Stipendi ai dirigenti pubblici, salta il tetto di 240 mila euro: cos’è successo
Salta il tetto agli stipendi dei mega dirigenti pubblici e scoppia la polemica. Il pd chiede una correzione, Renzi: "spero si torni al tetto"
Salta il tetto di 240mila euro sugli stipendi di alcuni dirigenti pubblici. La norma, che approderà in Aula alla Camera giovedì, è intanto stata accolta con “disappunto” da Palazzo Chigi e ha generato numerose polemiche.
Salta il tetto sugli stipendi di super dirigenti pubblici
Alcuni dirigenti pubblici non avranno più un tetto sui propri stipendi. Si parla in particolare dei vertici delle forze dell’ordine, tra cui capo della polizia, comandante dei carabinieri, comandante della Finanza e capo dell’amministrazione penitenziaria. Ma anche dei capi dipartimenti, i segretari generali dei ministeri, il segretario generale della presidenza del Consiglio. Essi in principio avevano un tetto di 240mila euro sullo stipendio, che adesso è saltato con l’approvazione in Senato del decreto Aiuti bis.

In particolare l’emendamento prevede che sia riconosciuto, su proposta del Mef, «un trattamento economico accessorio per ciascuno di importo determinato nel limite massimo delle disponibilità del fondo» per le esigenze indifferibili (che ha un dotazione annua di 25 milioni di euro). L’importo è attribuito anche in deroga al limite di legge per il personale della Pubblica Amministrazione pari alla retribuzione del primo presidente di Corte di Cassazione (240.000 euro annui al lordo dei contributi previdenziali ed assistenziali).
Palazzo Chigi, con cui non ci sarebbe stata una interlocuzione sul tema, non ha accolto con piacere la novità. L’emendamento parlamentare, fa notare la Presidenza del Consiglio, è inserito in un provvedimento Aiuti che «nulla ha a che vedere» con il tema del tetto.

La richiesta del Pd
Il Pd ha richiesto una immediata correzione per «ripristinare il tetto nel primo provvedimento utile e cioè nel dl aiuti ter». In particolare, hanno alzato la voce Debora Serracchiani, capogruppo dem alla Camera e Simona Malpezzi, capogruppo al Senato. Intanto Davide Faraone di Italia Viva ha parlato di «blitz», chiedendo che non si facciano «passi indietro» rispetto alla regola voluta dal governo Renzi.

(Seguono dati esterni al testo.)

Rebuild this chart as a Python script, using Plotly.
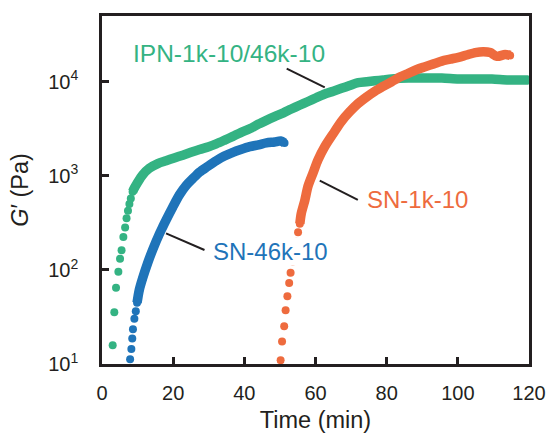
import numpy as np
import plotly.graph_objects as go

# ---------------- data ----------------
ipn_t = [3.0, 3.46, 3.94, 4.6, 5.07, 5.5, 6.0, 6.5, 6.9, 7.3, 7.7, 8.1, 8.6, 9.1, 10.0, 11.4,
         13.3, 15.7, 18.0, 20.3, 22.7, 25.0, 27.4, 30.0, 32.1, 34.5, 36.8, 39.0, 41.5, 44.0,
         46.2, 48.5, 51.0, 53.2, 55.5, 57.9, 60.2, 62.6, 65.0, 67.3, 69.6, 72.0, 74.4, 76.7,
         79.0, 81.4, 86.1, 90.8, 95.5, 100.2, 104.9, 109.6, 114.2, 119.9]
ipn_logG = [1.20, 1.55, 1.81, 1.98, 2.12, 2.21, 2.35, 2.45, 2.55, 2.63, 2.70, 2.76, 2.83, 2.87, 2.93, 3.01,
            3.08, 3.13, 3.16, 3.19, 3.22, 3.25, 3.28, 3.31, 3.34, 3.38, 3.42, 3.46, 3.50, 3.55,
            3.59, 3.63, 3.67, 3.71, 3.75, 3.79, 3.83, 3.87, 3.90, 3.93, 3.96, 3.99, 4.00, 4.01,
            4.02, 4.03, 4.04, 4.04, 4.04, 4.03, 4.03, 4.03, 4.02, 4.02]

sn46_t = [7.9, 8.25, 8.5, 8.7, 9.1, 9.5, 9.85, 10.5, 11.4, 12.8, 14.3, 16.1, 17.1, 18.0, 19.9,
          21.8, 23.7, 25.5, 27.4, 29.7, 32.1, 34.4, 36.8, 39.0, 41.5, 44.0, 46.2, 48.5, 50.2, 51.3]
sn46_logG = [1.05, 1.16, 1.27, 1.37, 1.48, 1.56, 1.65, 1.79, 1.91, 2.07, 2.22, 2.38, 2.46, 2.53, 2.67,
             2.80, 2.90, 2.97, 3.04, 3.10, 3.16, 3.21, 3.25, 3.28, 3.31, 3.33, 3.35, 3.36, 3.37, 3.35]

sn1_t = [50.2, 50.6, 51.2, 51.6, 52.1, 52.6, 53.0, 53.6, 54.1, 54.6, 55.1, 55.6, 56.0, 57.0, 57.9,
         59.3, 60.7, 62.6, 65.0, 67.3, 69.6, 72.0, 74.4, 76.7, 79.0, 81.4, 83.7, 86.1, 88.5,
         90.8, 93.2, 95.5, 97.8, 100.2, 102.5, 104.9, 107.2, 109.1, 111.0, 113.3, 114.7]
sn1_logG = [1.04, 1.24, 1.40, 1.57, 1.72, 1.86, 1.97, 2.09, 2.20, 2.30, 2.40, 2.49, 2.60, 2.74, 2.89,
            3.03, 3.17, 3.31, 3.45, 3.58, 3.68, 3.77, 3.84, 3.90, 3.95, 4.00, 4.05, 4.09, 4.13,
            4.16, 4.19, 4.22, 4.24, 4.26, 4.285, 4.31, 4.32, 4.31, 4.27, 4.29, 4.28]

ipn_G = [10 ** v for v in ipn_logG]
sn46_G = [10 ** v for v in sn46_logG]
sn1_G = [10 ** v for v in sn1_logG]

x_ticks = [0, 20, 40, 60, 80, 100, 120]
y_ticks = [10, 100, 1000, 10000]
y_ticktext = ["10<sup>1</sup>", "10<sup>2</sup>", "10<sup>3</sup>", "10<sup>4</sup>"]

labels = ["IPN-1k-10/46k-10", "SN-1k-10", "SN-46k-10"]
label_t = [8.3, 74.3, 30.8]
label_G = [2.0e4, 556, 157]
leader_t = [[51.9, 62.6], [61.2, 71.9], [18.0, 28.8]]
leader_G = [[1.38e4, 8.7e3], [890, 556], [245, 163]]

# thresholds where the dots merge into a continuous band
dense_from = [8.5, 55.5, 9.8]

# ---------------- styles ----------------
GREEN = "#34B383"
ORANGE = "#EE6B3E"
BLUE = "#1F74B9"
INK = "#231F20"
FONT = "Liberation Sans, Arial, sans-serif"

fig = go.Figure()

series = [(ipn_t, ipn_G, GREEN), (sn1_t, sn1_G, ORANGE), (sn46_t, sn46_G, BLUE)]
for (t, g, c), thr in zip(series, dense_from):
    td = [a for a in t if a >= thr]
    gd = [b for a, b in zip(t, g) if a >= thr]
    fig.add_trace(go.Scatter(x=td, y=gd, mode="lines",
                             line=dict(color=c, width=9.5, shape="spline", smoothing=0.8),
                             showlegend=False, hoverinfo="skip"))
    fig.add_trace(go.Scatter(x=t, y=g, mode="markers",
                             marker=dict(color=c, size=8, line=dict(width=0)),
                             showlegend=False))

for lt, lg in zip(leader_t, leader_G):
    fig.add_trace(go.Scatter(x=lt, y=lg, mode="lines", line=dict(color=INK, width=2),
                             showlegend=False, hoverinfo="skip"))

colors = [GREEN, ORANGE, BLUE]
sizes = [24.5, 24, 24]
for i, (txt, tx, gy) in enumerate(zip(labels, label_t, label_G)):
    fig.add_annotation(x=tx, y=np.log10(gy), xref="x", yref="y", text=txt,
                       showarrow=False, xanchor="left", yanchor="middle",
                       font=dict(family=FONT, size=sizes[i], color=colors[i]),
                       bgcolor="white" if i == 2 else "rgba(0,0,0,0)", borderpad=0)

fig.update_layout(
    width=550, height=433,
    margin=dict(l=102, r=21, t=16, b=69, autoexpand=False),
    paper_bgcolor="white", plot_bgcolor="white",
    font=dict(family=FONT, size=20, color=INK),
    showlegend=False,
)
fig.update_xaxes(range=[0, 120], tickvals=x_ticks, ticks="inside", ticklen=7, tickwidth=2.5,
                 tickcolor=INK, showline=True, linecolor=INK, linewidth=2.5, mirror=True,
                 showgrid=False, zeroline=False, automargin=False, ticklabelstandoff=9,
                 title=dict(text="Time (min)", font=dict(size=23.5), standoff=12))
fig.update_yaxes(type="log", range=[1, np.log10(5e4)], tickvals=y_ticks, ticktext=y_ticktext,
                 ticks="inside", ticklen=7, tickwidth=2.5, tickcolor=INK,
                 showline=True, linecolor=INK, linewidth=2.5, mirror=True,
                 showgrid=False, zeroline=False, automargin=False, ticklabelstandoff=17,
                 title=dict(text="<i>G</i>′ (Pa)", font=dict(size=23.5), standoff=13))

fig.write_html("out.html")
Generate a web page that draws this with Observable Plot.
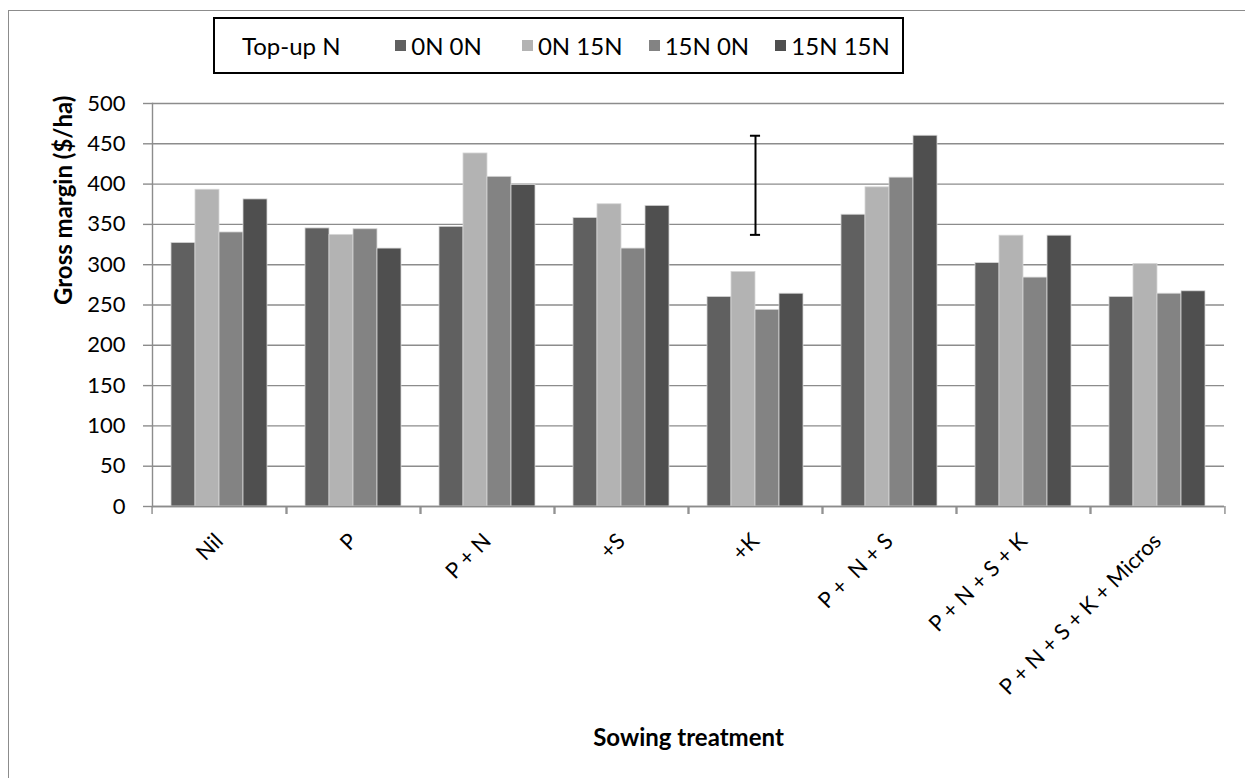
<!DOCTYPE html>
<html>
<head>
<meta charset="utf-8">
<script src="https://cdn.jsdelivr.net/npm/d3@7"></script>
<script src="https://cdn.jsdelivr.net/npm/@observablehq/plot@0.6"></script>
<style>
  html, body { margin: 0; padding: 0; background: #fff; }
  #wrap { position: relative; width: 1245px; height: 778px; overflow: hidden; font-family: Lato, "Open Sans", sans-serif; }
  #wrap svg text { white-space: pre; }
  #frame { position: absolute; left: 8px; top: 10px; width: 1300px; height: 900px; border: 1.5px solid #8c8c8c; box-sizing: border-box; }
  #legend { position: absolute; left: 213px; top: 17px; width: 691px; height: 57px; border: 2px solid #000; box-sizing: border-box; background: #fff;
            display: flex; align-items: center; font-size: 24px; color: #000; white-space: nowrap; }
  #legend .title { width: 183px; padding-left: 27px; box-sizing: border-box; }
  #legend .item { display: flex; align-items: center; width: 129px; }
  #legend .sw { width: 11px; height: 11px; margin-right: 5px; flex: none; }
</style>
</head>
<body>
<div id="wrap">
  <div id="frame"></div>
  <div id="chart"></div>
  <div id="legend"></div>
</div>
<script>
// ---- data ----
const categories = ["Nil", "P", "P + N", "+S", "+K", "P +  N + S", "P + N + S + K", "P + N + S + K + Micros"];
const series = ["0N 0N", "0N 15N", "15N 0N", "15N 15N"];
const values_0N0N   = [327, 345, 347, 358, 260, 362, 302, 260];
const values_0N15N  = [393, 337, 438, 375, 291, 396, 336, 301];
const values_15N0N  = [340, 344, 409, 320, 244, 408, 284, 264];
const values_15N15N = [381, 320, 399, 373, 264, 460, 336, 267];
const yTicks = [0, 50, 100, 150, 200, 250, 300, 350, 400, 450, 500];
const errorBar = [{category: "+K", low: 337, high: 460}];
const legendTitle = "Top-up N";
const yTitle = "Gross margin ($/ha)";
const xTitle = "Sowing treatment";

const seriesColors = ["#606060", "#b3b3b3", "#838383", "#4f4f4f"];

const seriesValues = [values_0N0N, values_0N15N, values_15N0N, values_15N15N];
const table = [];
categories.forEach((c, i) => series.forEach((s, j) => table.push({category: c, series: s, value: seriesValues[j][i]})));

const W = 1245, H = 778, mL = 148, mR = 18, mT = 103, mB = 272;
const halfStep = (W - mL - mR) / categories.length / 2;
const grey = "#8c8c8c";

const chart = Plot.plot({
  width: W, height: H,
  marginLeft: mL, marginRight: mR, marginTop: mT, marginBottom: mB,
  style: {fontFamily: "Lato, 'Open Sans', sans-serif", fontSize: "22px", color: "#000", background: "transparent", overflow: "visible"},
  fx: {domain: categories, padding: 0, label: null},
  x: {domain: series, paddingInner: 0, paddingOuter: 0.7625, axis: null},
  y: {domain: [0, 500], label: null},
  color: {domain: series, range: seriesColors},
  marks: [
    Plot.gridY(yTicks, {stroke: grey, strokeOpacity: 1, strokeWidth: 1.4}),
    Plot.barY(table, {fx: "category", x: "series", y: "value", fill: "series", stroke: "#d6d6d6", strokeWidth: 0.8}),
    Plot.ruleY([0], {stroke: grey, strokeWidth: 1.4}),
    Plot.frame({anchor: "left", facetAnchor: "left", stroke: grey, strokeWidth: 1.4}),
    Plot.axisY(yTicks, {tickSize: 9, fill: "none", stroke: grey, strokeWidth: 1.4, label: null}),
    Plot.axisY(yTicks, {tickSize: 0, tickPadding: 27, fontSize: 22, fill: "#000", label: null}),
    Plot.axisFx({anchor: "bottom", tickSize: 8, dx: -halfStep, fill: "none", stroke: grey, strokeWidth: 1.4, label: null}),
    Plot.axisFx([categories[categories.length - 1]], {anchor: "bottom", tickSize: 8, dx: halfStep, fill: "none", stroke: grey, strokeWidth: 1.4, label: null}),
    Plot.axisFx({anchor: "bottom", tickSize: 0, tickPadding: 31, tickRotate: -45, fontSize: 22, fill: "#000", label: null}),
    Plot.ruleX(errorBar, {fx: "category", x: null, y1: "low", y2: "high", stroke: "#000", strokeWidth: 2}),
    Plot.tickY(errorBar, {fx: "category", y: "low", stroke: "#000", strokeWidth: 2, insetLeft: halfStep - 5.5, insetRight: halfStep - 5.5}),
    Plot.tickY(errorBar, {fx: "category", y: "high", stroke: "#000", strokeWidth: 2, insetLeft: halfStep - 5.5, insetRight: halfStep - 5.5}),
    Plot.text([yTitle], {fx: () => categories[0], frameAnchor: "left", rotate: -90, dx: -88, fontWeight: "bold", fontSize: 24, fill: "#000"}),
    Plot.text([xTitle], {fx: () => categories[4], frameAnchor: "bottom-left", dy: 239, textAnchor: "middle", fontWeight: "bold", fontSize: 24, fill: "#000"})
  ]
});
document.getElementById("chart").appendChild(chart);

// legend
const legend = document.getElementById("legend");
const t = document.createElement("span");
t.className = "title"; t.textContent = legendTitle;
legend.appendChild(t);
series.forEach((s, i) => {
  const item = document.createElement("span");
  item.className = "item";
  const sw = document.createElement("span");
  sw.className = "sw"; sw.style.background = seriesColors[i];
  const lb = document.createElement("span");
  lb.textContent = s;
  item.appendChild(sw); item.appendChild(lb);
  legend.appendChild(item);
});
</script>
</body>
</html>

Renzi: «un tetto che avevo messo io»
«Oggi il governo ha fatto una riformulazione di un emendamento e non avevamo alternative», ha dichiarato il leader di Italia Viva. Un compromesso, secondo Matteo Renzi, «per evitare che saltasse tutto», ovvero l’approvazione da parte del Senato del decreto Aiuti bis. «Spero si torni al ‘tetto Renzi’ di 240mila euro. Non mi sembra un’idea geniale aumentare adesso gli stipendi ai massimi dirigenti, ma non potevamo che votare il decreto altrimenti saltavano 17 miliardi di aiuti. Ma il tetto a 240mila euro mi sembrava molto più serio di quanto è stato deciso oggi», ha poi aggiunto Renzi.